Racial Formlessness: Multiethnic Fiction after the Method Wars
Abstract
Over the past two decades, there has been an endless proliferation of critical methods and aesthetic forms tasked with the weight of mediating the contemporary. From the genre turn to distant reading, from autofiction to Anthropocene critique, the contemporary has been defined less by critical and/or aesthetic consensus than a continual contestation of what it means to be contemporary. In fact, it is this formal indeterminancy that, for some, has become isomorphic to the contemporary itself.
Our seminar follows these two interlinked trajectories to explore what this has meant for multiethnic fiction written after 2000. In particular, we are curious about what race means in the contemporary and how its constant summoning into discourse deforms any attempt at narrative formalization. In a world where the protests of the summer of 2020 have led to a white supremacist backlash complete with Nazi salutes on daytime TV, what can racial politics look like? What formal reactions are truly viable in the face of an identity politics that has atrophied into cosmetic liberalism that generates endless hashtags, but has had no substantial effect on the material conditions of racialized minorities?

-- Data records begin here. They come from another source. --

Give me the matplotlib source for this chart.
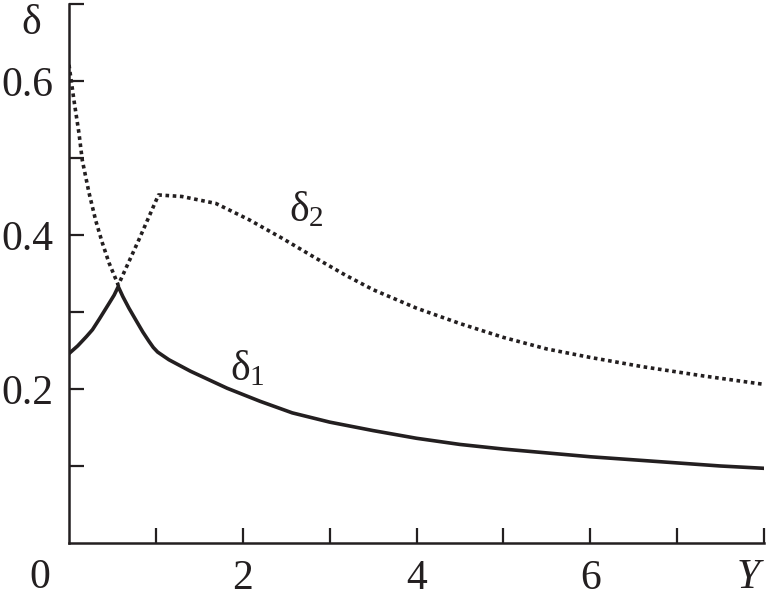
import matplotlib
matplotlib.use("Agg")
import matplotlib.pyplot as plt

plt.rcParams['font.family'] = ['Liberation Serif', 'DejaVu Serif']
plt.rcParams['mathtext.fontset'] = 'custom'
plt.rcParams['mathtext.rm'] = 'Liberation Serif'
plt.rcParams['mathtext.it'] = 'Liberation Serif:italic'

# data
Y1 = [0, 0.1, 0.2, 0.27, 0.35, 0.46, 0.52, 0.567, 0.62, 0.69, 0.767, 0.85,
      0.92, 0.97, 1.02, 1.15, 1.4, 1.82, 2.2, 2.57, 3.0, 3.5, 4.0, 4.5, 5.0,
      5.5, 6.0, 6.5, 7.0, 7.5, 8.0]
d1 = [0.246, 0.256, 0.268, 0.277, 0.291, 0.311, 0.322, 0.333, 0.320, 0.305,
      0.290, 0.274, 0.262, 0.254, 0.248, 0.238, 0.223, 0.201, 0.184, 0.169,
      0.157, 0.146, 0.136, 0.128, 0.122, 0.117, 0.112, 0.108, 0.104, 0.100,
      0.097]
Y2 = [0, 0.057, 0.115, 0.153, 0.23, 0.307, 0.383, 0.46, 0.567, 0.805, 1.03,
      1.3, 1.69, 2.07, 2.45, 2.84, 3.18, 3.5, 4.0, 4.5, 5.0, 5.5, 6.0, 6.6,
      7.3, 8.0]
d2 = [0.621, 0.575, 0.532, 0.497, 0.455, 0.419, 0.39, 0.364, 0.335, 0.394,
      0.452, 0.45, 0.441, 0.42, 0.396, 0.37, 0.348, 0.329, 0.305, 0.285,
      0.267, 0.252, 0.241, 0.229, 0.217, 0.206]

x_ticks = [1, 2, 3, 4, 5, 6, 7, 8]
x_labels = ['', '2', '', '4', '', '6', '', '']
y_ticks = [0.1, 0.2, 0.3, 0.4, 0.5, 0.6, 0.7]
y_labels = ['', '0.2', '', '0.4', '', '0.6', '']

ink = '#231f20'
fs = 30

fig = plt.figure(figsize=(7.66, 5.99), dpi=100)
ax = fig.add_axes([69/766, 1-543/599, (764-69)/766, (543-4)/599])

ax.plot(Y1, d1, color=ink, lw=2.6, solid_joinstyle='round')
ax.plot(Y2, d2, color=ink, lw=2.6, linestyle=(0, (1, 1)))

ax.set_xlim(0, 8)
ax.set_ylim(0, 0.7)
ax.set_xticks(x_ticks)
ax.set_xticklabels(x_labels)
ax.set_yticks(y_ticks)
ax.set_yticklabels(y_labels)

for s in ['top', 'right']:
    ax.spines[s].set_visible(False)
for s in ['left', 'bottom']:
    ax.spines[s].set_linewidth(1.8)
    ax.spines[s].set_color(ink)

ax.tick_params(direction='in', length=10.5, width=1.6, colors=ink,
               labelsize=fs, labelcolor=ink)
ax.tick_params(axis='y', pad=11)
ax.tick_params(axis='x', pad=12)

# extra labels
fig.text(748/766, 1-578/599, 'Y', fontsize=fs, style='italic', color=ink,
         ha='center', va='center')
fig.text(40/766, 1-578/599, '0', fontsize=fs, color=ink,
         ha='center', va='center')
fig.text(31/766, 1-24/599, 'δ', fontsize=fs, color=ink,
         ha='center', va='center')

ax.text(2.53, 0.432, r'δ$_2$', fontsize=fs, color=ink, ha='left', va='center')
ax.text(1.85, 0.225, r'δ$_1$', fontsize=fs, color=ink, ha='left', va='center')

fig.savefig('out.png', dpi=100)
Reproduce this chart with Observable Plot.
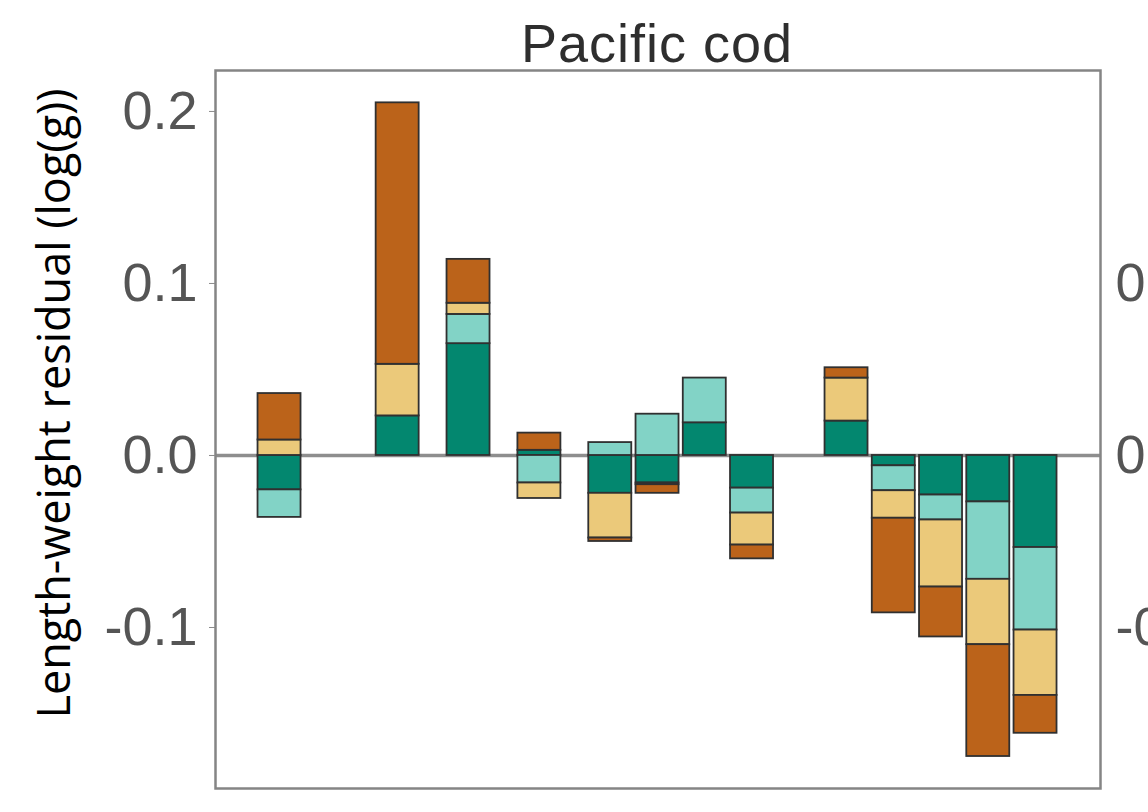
<!DOCTYPE html>
<html>
<head>
<meta charset="utf-8">
<script src="https://cdn.jsdelivr.net/npm/d3@7"></script>
<script src="https://cdn.jsdelivr.net/npm/@observablehq/plot@0.6"></script>
<style>
  html, body { margin: 0; padding: 0; background: #fff; overflow: hidden; }
  #wrap { position: relative; width: 1148px; height: 812px; overflow: hidden; background: #fff; }
  #title { position: relative; height: 68px; }
  #title span {
    position: absolute; left: 657px; top: 16px; transform: translateX(-50%);
    font-family: "Liberation Sans", Arial, sans-serif; font-size: 54px; letter-spacing: 1px;
    color: #2e2e2e; white-space: nowrap; line-height: 1;
  }
  #chart svg { overflow: visible; }
</style>
</head>
<body>
<div id="wrap">
  <div id="title"><span>Pacific cod</span></div>
  <div id="chart"></div>
</div>
<script>
// Survey years (bars)
const years = [1986, 1991, 1994, 1997, 2000, 2002, 2004, 2006, 2010, 2012, 2014, 2016, 2018];

// Stacked components, listed from the zero line outward
const groups = ["Group 4", "Group 3", "Group 2", "Group 1"];
const groupColors = ["#03876f", "#82d3c6", "#ebc97a", "#bb631a"];

const darkTeal  = [-0.020, 0.023, 0.065, 0.003, -0.022, -0.016, 0.019, -0.019, 0.020, -0.006, -0.023, -0.027, -0.0535];
const lightTeal = [-0.016, 0.000, 0.017, -0.016, 0.0075, 0.024, 0.026, -0.0145, 0.000, -0.0145, -0.0145, -0.045, -0.048];
const tan       = [0.009, 0.030, 0.0065, -0.009, -0.026, -0.001, 0.000, -0.0186, 0.025, -0.016, -0.039, -0.038, -0.038];
const brown     = [0.027, 0.152, 0.0255, 0.010, -0.002, -0.005, 0.000, -0.008, 0.006, -0.055, -0.029, -0.065, -0.022];

const yTicks = [0.2, 0.1, 0.0, -0.1];
const neighborTicks = [0.1, 0.0, -0.1];
const yLabel = "Length-weight residual (log(g))";

const seriesValues = [darkTeal, lightTeal, tan, brown];
const table = [];
groups.forEach((g, k) => {
  years.forEach((yr, i) => table.push({year: yr, group: g, value: seriesValues[k][i]}));
});

const halfWidth = 0.91;
const fmt = d => d.toFixed(1);

const chart = Plot.plot({
  width: 1148,
  height: 744,
  marginTop: 2,
  marginBottom: 24,
  marginLeft: 215,
  marginRight: 48,
  style: {fontFamily: "'Liberation Sans', Arial, sans-serif", background: "#fff"},
  x: {domain: [1983.29, 2020.75], axis: null},
  y: {domain: [-0.1936, 0.2238], axis: null},
  color: {domain: groups, range: groupColors},
  marks: [
    Plot.ruleY([0], {stroke: "#8e8e8e", strokeWidth: 3.5}),
    Plot.rectY(table, {
      filter: d => d.value !== 0,
      x1: d => d.year - halfWidth,
      x2: d => d.year + halfWidth,
      y: "value",
      fill: "group",
      stroke: "#303030",
      strokeWidth: 1.8
    }),
    Plot.frame({stroke: "#858585", strokeWidth: 2.5}),
    Plot.axisY({
      ticks: yTicks,
      tickFormat: fmt,
      tickSize: 6,
      tickPadding: 12,
      fontSize: 54,
      stroke: "#8a8a8a",
      fill: "#555",
      label: null
    }),
    Plot.text(neighborTicks, {
      y: d => d,
      text: fmt,
      frameAnchor: "right",
      textAnchor: "start",
      dx: 15,
      fontSize: 54,
      fill: "#555"
    }),
    Plot.text([yLabel], {
      frameAnchor: "left",
      rotate: -90,
      dx: -160,
      dy: -26,
      textAnchor: "middle",
      fontSize: 45,
      fontFamily: "'Open Sans', sans-serif",
      fill: "#000"
    })
  ]
});

document.getElementById("chart").appendChild(chart);
</script>
</body>
</html>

Of particular interest to our seminar is the nascent pushback against conceptualizations of “otherwise” worlds that has emerged in Afropessimism, queer theory, and negative strands of environmental critique. We are particularly invested in papers that look at how contemporary multiethnic fiction does not name a generative horizon, but is rather a distinctly negative aesthetic that draws attention to how race has become an impossibility for literary form at the same time that it also becomes its constitutive condition.